While the RCRA is about handling waste in the present, the Superfund law is geared toward cleaning up toxic dumps from the past. In 1978, hundreds of residents of Love Canal, New York became ill because their community had been built on a toxic waste dump operated previously by the Hooker Chemical Company. The neighborhood was eventually demolished and cleaned up, and the incident helped inaugurate the Comprehensive Environmental Response, Compensation, and Liability Act of 1980, commonly known as Superfund. As of 2014, nearly half of the more than 1,700 Superfund sites had been fully addressed—but many of them will have to be monitored indefinitely. This is crucial because 49 million Americans live close to a Superfund site.

A decade after he stepped down, Ruckelshaus was asked by President Ronald Reagan to return. The first two years of the Reagan administration were disastrous for the EPA. Under Administrator Anne Gorsuch, the EPA suffered deep budget and staff cuts, investigations, scandals, and even a key official’s imprisonment—all of which set off increasing public outrage. So, Ruckelshaus took over again and re-invigorated the EPA.

What distinguishes William D. Ruckelshaus from appointees like Gorsuch? “I've had an awful lot of jobs in my lifetime” Ruckelshaus wrote. “But it is tough to find the same degree of fulfillment I found in the government. At EPA, you work for a cause that is beyond self-interest and larger than the goals people normally pursue. You're not there for the money, you're there for something beyond yourself.”

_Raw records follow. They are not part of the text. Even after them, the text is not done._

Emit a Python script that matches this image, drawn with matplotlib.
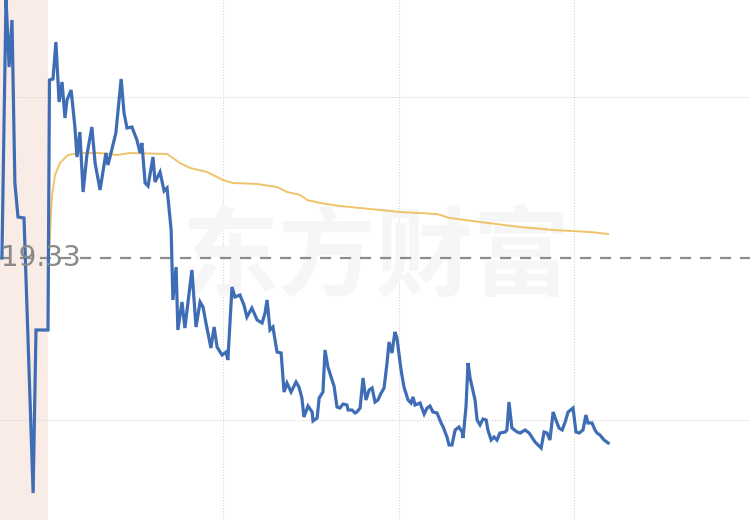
import matplotlib
matplotlib.use("Agg")
import matplotlib.pyplot as plt

# 昨收
prev_close = 19.33

# 集合竞价 (9:15-9:25, 分钟)
auction_t = [0.4, 1.25, 1.9, 2.5, 3.1, 3.75, 5.0, 6.9, 7.5, 10.0]
auction_p = [19.33, 19.85, 19.712, 19.806, 19.48, 19.412, 19.41, 18.86, 19.186, 19.186]

# 连续竞价 (分钟, 从9:30起, 午休合并)
t_min = [0.5, 1.7, 2.7, 3.8, 4.8, 5.8, 6.5, 7.9, 9.2, 9.9,
         10.9, 12.0, 13.3, 15.0, 16.1, 17.8, 19.8, 20.5, 21.2, 23.2,
         25.0, 26.0, 27.0, 28.7, 30.4, 31.5, 32.1, 33.2, 34.2, 35.9,
         36.6, 38.3, 39.7, 40.7, 42.1, 42.7, 43.8, 44.4, 45.8, 46.8,
         49.2, 50.6, 52.0, 53.0, 54.0, 55.7, 56.8, 57.8, 59.5, 60.9,
         61.5, 62.9, 63.9, 65.6, 67.0, 68.0, 69.7, 71.5, 73.2, 74.2,
         74.9, 75.9, 76.9, 78.3, 79.7, 80.7, 81.7, 83.1, 84.8, 85.8,
         86.8, 87.5, 88.9, 90.3, 90.6, 92.0, 92.7, 94.0, 94.7, 95.7,
         97.1, 97.8, 98.8, 99.8, 100.9, 102.2, 102.6, 103.9, 105.0, 105.6,
         106.7, 107.7, 108.7, 109.8, 110.8, 111.8, 112.8, 113.9, 114.9, 115.9,
         116.6, 117.6, 118.6, 119.3, 120.7, 121.7, 123.1, 124.1, 124.8, 125.5,
         127.2, 128.6, 129.6, 130.6, 131.6, 133.0, 134.4, 135.1, 136.4, 137.1,
         138.1, 139.2, 140.5, 141.6, 141.9, 142.9, 143.6, 144.3, 146.0, 146.7,
         147.7, 148.7, 149.8, 150.4, 151.5, 152.5, 153.5, 154.5, 156.3, 156.9,
         157.6, 158.6, 160.4, 161.4, 163.1, 164.5, 166.5, 168.6, 169.6, 170.6,
         171.6, 172.7, 173.4, 174.7, 175.8, 176.8, 177.8, 179.5, 180.5, 181.6,
         182.9, 183.9, 184.6, 186.0, 187.0, 187.7, 188.7, 190.1, 191.5]
price = [19.686, 19.688, 19.762, 19.642, 19.682, 19.61, 19.646, 19.666, 19.592, 19.532,
         19.582, 19.462, 19.536, 19.592, 19.52, 19.466, 19.54, 19.516, 19.532, 19.58,
         19.688, 19.62, 19.59, 19.592, 19.566, 19.54, 19.56, 19.48, 19.474, 19.532,
         19.482, 19.502, 19.464, 19.47, 19.386, 19.246, 19.312, 19.186, 19.242, 19.19,
         19.306, 19.192, 19.242, 19.232, 19.2, 19.15, 19.192, 19.152, 19.136, 19.142,
         19.126, 19.272, 19.252, 19.256, 19.236, 19.212, 19.23, 19.206, 19.2, 19.22,
         19.246, 19.186, 19.192, 19.142, 19.14, 19.062, 19.08, 19.062, 19.082, 19.072,
         19.05, 19.012, 19.034, 19.022, 19.004, 19.01, 19.05, 19.062, 19.146, 19.112,
         19.086, 19.074, 19.032, 19.03, 19.038, 19.036, 19.026, 19.026, 19.02, 19.022,
         19.03, 19.09, 19.046, 19.066, 19.07, 19.042, 19.046, 19.06, 19.07, 19.12,
         19.162, 19.14, 19.182, 19.17, 19.106, 19.072, 19.046, 19.04, 19.052, 19.036,
         19.04, 19.018, 19.03, 19.034, 19.022, 19.02, 19.0, 18.992, 18.972, 18.956,
         18.956, 18.986, 18.992, 18.982, 18.97, 19.032, 19.12, 19.09, 19.046, 19.006,
         18.996, 19.008, 19.006, 18.986, 18.966, 18.972, 18.966, 18.98, 18.982, 18.986,
         19.042, 18.99, 18.982, 18.98, 18.986, 18.98, 18.962, 18.95, 18.982, 18.98,
         18.966, 19.022, 19.01, 18.99, 18.986, 19.002, 19.022, 19.03, 18.982, 18.98,
         18.986, 19.016, 19.0, 19.0, 18.986, 18.98, 18.976, 18.966, 18.96]

# 均价
avg_t = [0.5, 1.0, 1.4, 2.4, 4.1, 6.8, 10.9, 17.8, 23.6, 28.0,
         40.7, 42.7, 45.1, 48.6, 54.4, 59.8, 63.3, 71.5, 78.3, 81.7,
         86.2, 88.6, 93.0, 99.8, 110.1, 120.4, 133.0, 137.4, 147.7, 161.4,
         172.7, 185.3, 191.5]
avg_p = [19.346, 19.416, 19.456, 19.496, 19.52, 19.536, 19.54, 19.54, 19.536, 19.54,
         19.538, 19.53, 19.52, 19.51, 19.502, 19.486, 19.48, 19.478, 19.472, 19.462,
         19.456, 19.446, 19.44, 19.434, 19.428, 19.422, 19.418, 19.41, 19.402, 19.392,
         19.386, 19.382, 19.378]

AUC_LEFT = -16.41  # 竞价区宽度 (坐标单位)
auction_x = [AUC_LEFT + t * (0 - AUC_LEFT) / 10 for t in auction_t]

fig = plt.figure(figsize=(7.5, 5.2), dpi=100)
ax = fig.add_axes([0, 0, 1, 1])
ax.set_xlim(AUC_LEFT, 240)
ax.set_ylim(prev_close - 0.524, prev_close + 0.516)
ax.axis('off')

ax.axvspan(AUC_LEFT, 0, color='#f9ece7', zorder=0, lw=0)

for v in [60, 120, 180]:
    ax.axvline(v, color='#d4d4d4', lw=0.8, ls=(0, (1, 1.5)), zorder=1)
for h in [prev_close + 0.322, prev_close - 0.324]:
    ax.axhline(h, color='#d4d4d4', lw=0.8, ls=(0, (1, 1.5)), zorder=1)

ax.text(112, prev_close - 0.005, '东方财富', fontsize=70, fontweight='bold',
        family=['Noto Sans CJK SC', 'DejaVu Sans'], color='#f6f6f6',
        ha='center', va='center', zorder=1)

ax.axhline(prev_close, color='#8c8c8c', lw=1.6, ls=(0, (5, 4)), zorder=2)

ax.plot(avg_t, avg_p, color='#f0c36a', lw=1.4, zorder=3)
ax.plot(auction_x + t_min, auction_p + price, color='#3e6db5', lw=2.3,
        solid_joinstyle='miter', zorder=4)

ax.text(AUC_LEFT + 0.3, prev_close, '19.33', fontsize=20, color='#8a8a8a',
        family=['DejaVu Sans'], ha='left', va='center', zorder=5)

fig.savefig('out.png', dpi=100)
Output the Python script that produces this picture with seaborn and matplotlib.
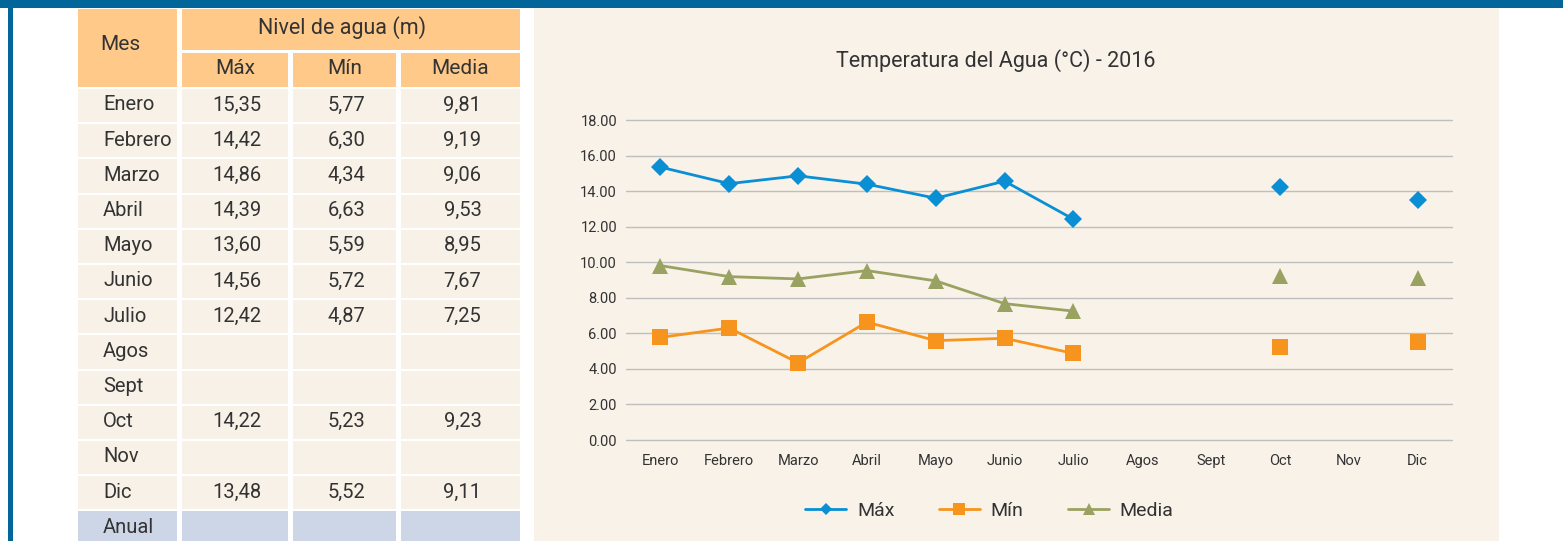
import matplotlib
matplotlib.use('Agg')
import matplotlib.pyplot as plt
from matplotlib.patches import Rectangle
from matplotlib.lines import Line2D
import numpy as np
import pandas as pd
import seaborn as sns

# datos de la tabla / grafico
meses = ['Enero', 'Febrero', 'Marzo', 'Abril', 'Mayo', 'Junio', 'Julio',
         'Agos', 'Sept', 'Oct', 'Nov', 'Dic']
maximos = [15.35, 14.42, 14.86, 14.39, 13.60, 14.56, 12.42, np.nan, np.nan, 14.22, np.nan, 13.48]
minimos = [5.77, 6.30, 4.34, 6.63, 5.59, 5.72, 4.87, np.nan, np.nan, 5.23, np.nan, 5.52]
medias = [9.81, 9.19, 9.06, 9.53, 8.95, 7.67, 7.25, np.nan, np.nan, 9.23, np.nan, 9.11]
series = ['Máx', 'Mín', 'Media']
colores = ['#0A8FD4', '#F7941D', '#9AA262']
marcadores = ['D', 's', '^']

sns.set_theme(style='white')
plt.rcParams['font.family'] = ['Roboto', 'DejaVu Sans']
TXT = '#333333'

W, H = 1563, 541
fig = plt.figure(figsize=(W / 100, H / 100), dpi=100)
fig.patch.set_facecolor('white')

# capa de fondo en pixeles
bg = fig.add_axes([0, 0, 1, 1])
bg.set_xlim(0, W)
bg.set_ylim(H, 0)
bg.axis('off')

azul = '#03669A'
bg.add_patch(Rectangle((0, 0), W, 7.5, color=azul, lw=0))
bg.add_patch(Rectangle((7.5, 7.5), 5, H, color=azul, lw=0))
bg.add_patch(Rectangle((534, 7.5), 965, H, color='#F8F2E9', lw=0))

# tabla
naranja = '#FFC98A'
crema = '#F8F1E7'
anual = '#CCD6E6'
cols = [(78, 177), (182, 288), (293, 396), (401, 520)]

bg.add_patch(Rectangle((78, 8.5), 99, 78.5, color=naranja, lw=0))
bg.text(120.5, 45, 'Mes', ha='center', va='center', fontsize=15, color=TXT)
bg.add_patch(Rectangle((182, 8.5), 338, 41.5, color=naranja, lw=0))
bg.text(342, 28, 'Nivel de agua (m)', ha='center', va='center', fontsize=15.5, color=TXT)
for (x0, x1), nombre in zip(cols[1:], series):
    bg.add_patch(Rectangle((x0, 52.5), x1 - x0, 34.5, color=naranja, lw=0))
    bg.text((x0 + x1) / 2, 68.5, nombre, ha='center', va='center', fontsize=15, color=TXT)


def fmt(v):
    return '' if np.isnan(v) else f'{v:.2f}'.replace('.', ',')


filas_tabla = list(zip(meses, maximos, minimos, medias)) + [('Anual', np.nan, np.nan, np.nan)]
for i, (mes, a, b, c) in enumerate(filas_tabla):
    top = 89 + i * 35.2
    color = anual if mes == 'Anual' else crema
    for x0, x1 in cols:
        bg.add_patch(Rectangle((x0, top), x1 - x0, 33.2, color=color, lw=0))
    yc = top + 16
    bg.text(103, yc, mes, ha='left', va='center', fontsize=14.5, color=TXT)
    for (x0, x1), v in zip(cols[1:], (a, b, c)):
        bg.text((x0 + x1) / 2 + 2, yc, fmt(v), ha='center', va='center', fontsize=14.5, color=TXT)

# grafico
filas = []
for nombre, valores in zip(series, [maximos, minimos, medias]):
    tramo = 0
    for i, v in enumerate(valores):
        if np.isnan(v):
            tramo += 1
            continue
        filas.append({'pos': i, 'valor': v, 'serie': nombre, 'tramo': tramo})
df = pd.DataFrame(filas)

ax = fig.add_axes([626 / W, 1 - 440 / H, 826 / W, 320 / H])
ax.set_facecolor('none')
sns.lineplot(data=df, x='pos', y='valor', hue='serie', style='serie', units='tramo',
             estimator=None, sort=False, palette=dict(zip(series, colores)),
             markers=dict(zip(series, marcadores)), dashes=False, lw=2,
             markersize=12, markeredgewidth=0, legend=False, ax=ax)
for line in ax.lines:
    if line.get_marker() == 'D':
        line.set_markersize(9)

ax.set_xlim(-0.5, 11.5)
ax.set_ylim(0, 18)
ax.set_xticks(range(len(meses)))
ax.set_xticklabels(meses)
ax.set_yticks(np.arange(0, 19, 2))
ax.set_yticklabels([f'{v:.2f}' for v in np.arange(0, 19, 2)])
ax.tick_params(axis='x', length=0, pad=10, labelsize=10.5, labelcolor=TXT)
ax.tick_params(axis='y', length=0, pad=6.5, labelsize=10.5, labelcolor=TXT)
ax.set_xlabel('')
ax.set_ylabel('')
ax.grid(axis='y', color='#BFBFBF', lw=1)
ax.set_axisbelow(True)
for gl in ax.get_ygridlines():
    gl.set_clip_on(False)
sns.despine(ax=ax, left=True, bottom=True)

fig.text(996 / W, 1 - 61 / H, 'Temperatura del Agua (°C) - 2016', ha='center', va='center',
         fontsize=15.5, color=TXT)

handles = [Line2D([], [], color=c, marker=m, lw=2, markeredgewidth=0,
                  markersize=(6.5 if m == 'D' else 8.5))
           for c, m in zip(colores, marcadores)]
fig.legend(handles, series, loc='center', bbox_to_anchor=(989.5 / W, 1 - 511 / H), ncol=3,
           frameon=False, fontsize=14, handlelength=2.1, handletextpad=0.55,
           columnspacing=2.3, labelcolor=TXT)

fig.savefig('out.png', dpi=100, facecolor='white')
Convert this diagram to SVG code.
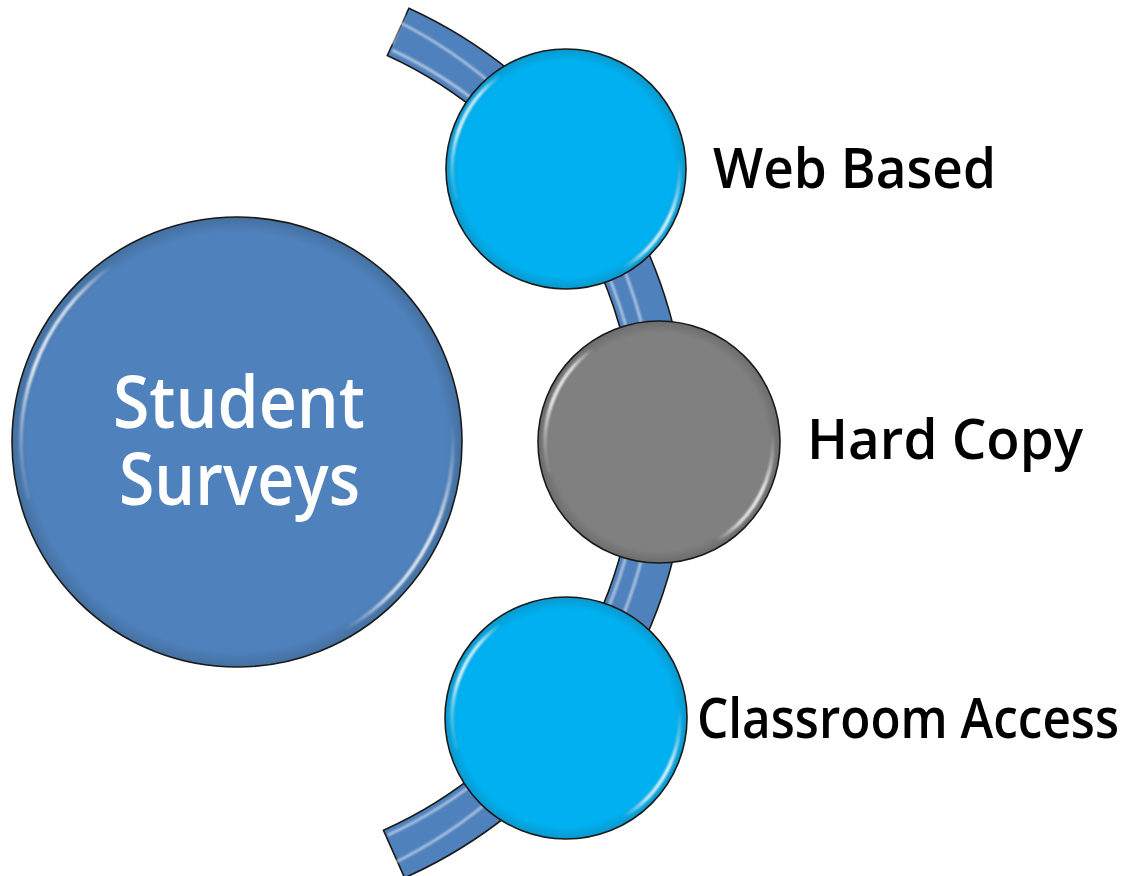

Ruckelshaus has some timely advice for us today. In a New York Times op-ed, Ruckelshaus cautioned that “The public will tolerate changes that allow the agency to meet its mandated goals more efficiently and effectively. They will not tolerate changes that threaten their health or the precious environment. These are the lessons President Reagan learned in 1983. We would all do well to heed them.”